The accredited business’ response:
- We believe that the garage which carried out the diagnostic exaggerated the issue.
- Our terms and conditions state that we will only accept a court compliant report in the event of a dispute, which has not been provided.
- The car passed its MOT a few days before the purchase and there were no problems at that point.
- We will not accept liability without a full inspection and report confirming the vehicle was not of satisfactory quality, not fit for purpose or not as described at the point of sale.
The adjudication outcome:
- The Motor Ombudsman adjudicator didn’t uphold the complaint, because the MOT showed no faults with the vehicle at the point of sale.
- The report from the garage which carried out the diagnostic didn’t say that the faults would be present at the point of sale.
- Additionally, the report was undated and unsigned which meant that the adjudicator felt they couldn’t place much weight on it.
- The consumer was unhappy with this outcome, and provided additional information for review by the ombudsman.
The ombudsman’s final decision:
- The ombudsman upheld the consumer’s complaint because they had provided evidence to show that the vehicle’s gearbox had serious faults caused by a failing mechatronics unit, which had led to premature wear of the clutches.
- Whilst it isn’t unexpected for a 10-year-old vehicle with 70,000 miles on the clock to experience wear and tear, the report was clear that this wear was “premature”, and therefore the gearbox should have lasted longer.
- There was also a fault with the ABS system, which was supposed to be repaired as part of the sales agreement.
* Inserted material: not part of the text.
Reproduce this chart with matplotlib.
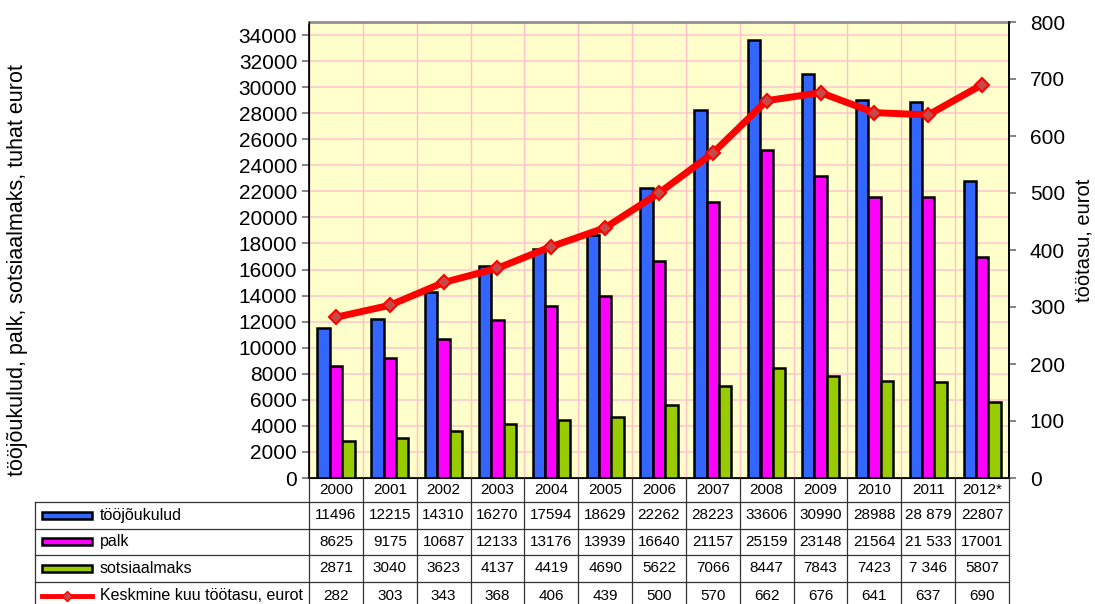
import numpy as np
import matplotlib
matplotlib.use("Agg")
from matplotlib import pyplot as plt
from matplotlib.patches import Rectangle

plt.rcParams['font.family'] = ['Liberation Sans', 'DejaVu Sans']

# data
years = ['2000', '2001', '2002', '2003', '2004', '2005', '2006', '2007',
         '2008', '2009', '2010', '2011', '2012*']
toojoukulud = [11496, 12215, 14310, 16270, 17594, 18629, 22262, 28223,
               33606, 30990, 28988, 28879, 22807]
palk = [8625, 9175, 10687, 12133, 13176, 13939, 16640, 21157,
        25159, 23148, 21564, 21533, 17001]
sotsiaalmaks = [2871, 3040, 3623, 4137, 4419, 4690, 5622, 7066,
                8447, 7843, 7423, 7346, 5807]
tootasu = [282, 303, 343, 368, 406, 439, 500, 570, 662, 676, 641, 637, 690]

# text shown in the table (some cells use a space as thousand separator)
toojoukulud_txt = ['11496', '12215', '14310', '16270', '17594', '18629', '22262',
                   '28223', '33606', '30990', '28988', '28 879', '22807']
palk_txt = ['8625', '9175', '10687', '12133', '13176', '13939', '16640',
            '21157', '25159', '23148', '21564', '21 533', '17001']
sots_txt = ['2871', '3040', '3623', '4137', '4419', '4690', '5622',
            '7066', '8447', '7843', '7423', '7 346', '5807']
tootasu_txt = [str(v) for v in tootasu]

names = ['tööjõukulud', 'palk', 'sotsiaalmaks', 'Keskmine kuu töötasu, eurot']
colors = ['#3366FF', '#FF00FF', '#99CC00']
line_color = '#FF0000'
marker_color = '#C84848'

W, H = 1095, 604
fig = plt.figure(figsize=(W / 100, H / 100), dpi=100)

# plot area in pixels
px_left, px_right, px_top, px_bottom = 309, 1009, 22, 478
ax = fig.add_axes([px_left / W, 1 - px_bottom / H,
                   (px_right - px_left) / W, (px_bottom - px_top) / H])
ax.set_facecolor('#FFFFCC')

n = len(years)
x = np.arange(n)
bw = 0.23
for i, (vals, c) in enumerate(zip([toojoukulud, palk, sotsiaalmaks], colors)):
    ax.bar(x + (i - 1) * bw, vals, bw, color=c, edgecolor='black',
           linewidth=1.8, zorder=3)

ax.set_xlim(-0.5, n - 0.5)
ax.set_ylim(0, 35000)
ax.set_yticks(np.arange(0, 34001, 2000))
ax.set_xticks([])
ax.set_xticks(np.arange(-0.5, n, 1), minor=True)
ax.tick_params(axis='x', which='minor', length=0)
ax.grid(True, axis='y', color='#FFC8D0', linewidth=1.2, zorder=0)
ax.grid(True, axis='x', which='minor', color='#FFC0CB', linewidth=1.0, zorder=0)
ax.tick_params(axis='y', labelsize=15, length=5, width=1.2, direction='out',
               color='#707070')
ax.spines['top'].set_color('#909090')
ax.spines['top'].set_linewidth(2)
for s in ['left', 'right', 'bottom']:
    ax.spines[s].set_linewidth(1.2)

ax2 = ax.twinx()
ax2.set_ylim(0, 800)
ax2.set_yticks(np.arange(0, 801, 100))
ax2.plot(x, tootasu, color=line_color, linewidth=5, marker='D',
         markersize=7.5, markerfacecolor=marker_color, markeredgecolor=line_color,
         markeredgewidth=1.5, zorder=5)
ax2.tick_params(axis='y', labelsize=15, length=5, width=1.2, direction='out',
                pad=10, color='#707070')
ax2.spines['top'].set_visible(False)
ax2.spines['right'].set_linewidth(1.2)

fig.text(18 / W, 1 - 270 / H, 'tööjõukulud, palk, sotsiaalmaks, tuhat eurot',
         rotation=90, ha='center', va='center', fontsize=15.5)
fig.text(1084 / W, 1 - 240 / H, 'töötasu, eurot',
         rotation=90, ha='center', va='center', fontsize=14.5)

# data table under the plot
tb_left = 35
unit = (px_right - px_left) / n
tax = fig.add_axes([tb_left / W, 0, (px_right - tb_left) / W, (H - px_bottom) / H])
x0 = -0.5 - (px_left - tb_left) / unit
tax.set_xlim(x0, n - 0.5)
tax.set_ylim(H - px_bottom, 0)
tax.axis('off')

row_edges = [0, 24, 50.5, 77, 104, 131]
lc = '#333333'
# horizontal lines
for y in row_edges[1:]:
    tax.plot([x0, n - 0.5], [y, y], color=lc, linewidth=0.9, clip_on=False)
# vertical lines
for b in np.arange(-0.5, n, 1):
    tax.plot([b, b], [0, row_edges[-1]], color=lc, linewidth=0.9, clip_on=False)
tax.plot([x0, x0], [row_edges[1], row_edges[-1]], color=lc, linewidth=0.9, clip_on=False)

rows = [toojoukulud_txt, palk_txt, sots_txt, tootasu_txt]
for j, yr in enumerate(years):
    tax.text(j, (row_edges[0] + row_edges[1]) / 2, yr, ha='center', va='center', fontsize=11)
for r, cells in enumerate(rows):
    yc = (row_edges[r + 1] + row_edges[r + 2]) / 2
    for j, t in enumerate(cells):
        tax.text(j, yc, t, ha='center', va='center', fontsize=11)

# legend keys in the label column
key_w = 50 / unit
kx = x0 + 7 / unit
tx = x0 + 65 / unit
for r, name in enumerate(names):
    yc = (row_edges[r + 1] + row_edges[r + 2]) / 2
    if r < 3:
        tax.add_patch(Rectangle((kx, yc - 3.5), key_w, 7, facecolor=colors[r],
                                edgecolor='black', linewidth=1.8, clip_on=False))
    else:
        tax.plot([kx, kx + key_w], [yc, yc], color=line_color, linewidth=3.5,
                 clip_on=False)
        tax.plot([kx + key_w / 2], [yc], marker='D', markersize=5,
                 markerfacecolor=marker_color, markeredgecolor=line_color,
                 clip_on=False)
    tax.text(tx, yc, name, ha='left', va='center', fontsize=11.5)

fig.savefig('out.png', dpi=100)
This meant that the car was unsafe to drive and not fit for purpose.
- Finally, the ombudsman did not think it was reasonable to always ask for a court compliant report. Whilst they are reliable, and a lot of weight can be attached to them, other forms of evidence are also acceptable and it will not always be proportionate to ask a consumer to pay for such a document.
- With all things taken into consideration, and as the consumer hadn’t used the vehicle since the request for rejection was made, it was reasonable to award a full refund to the customer.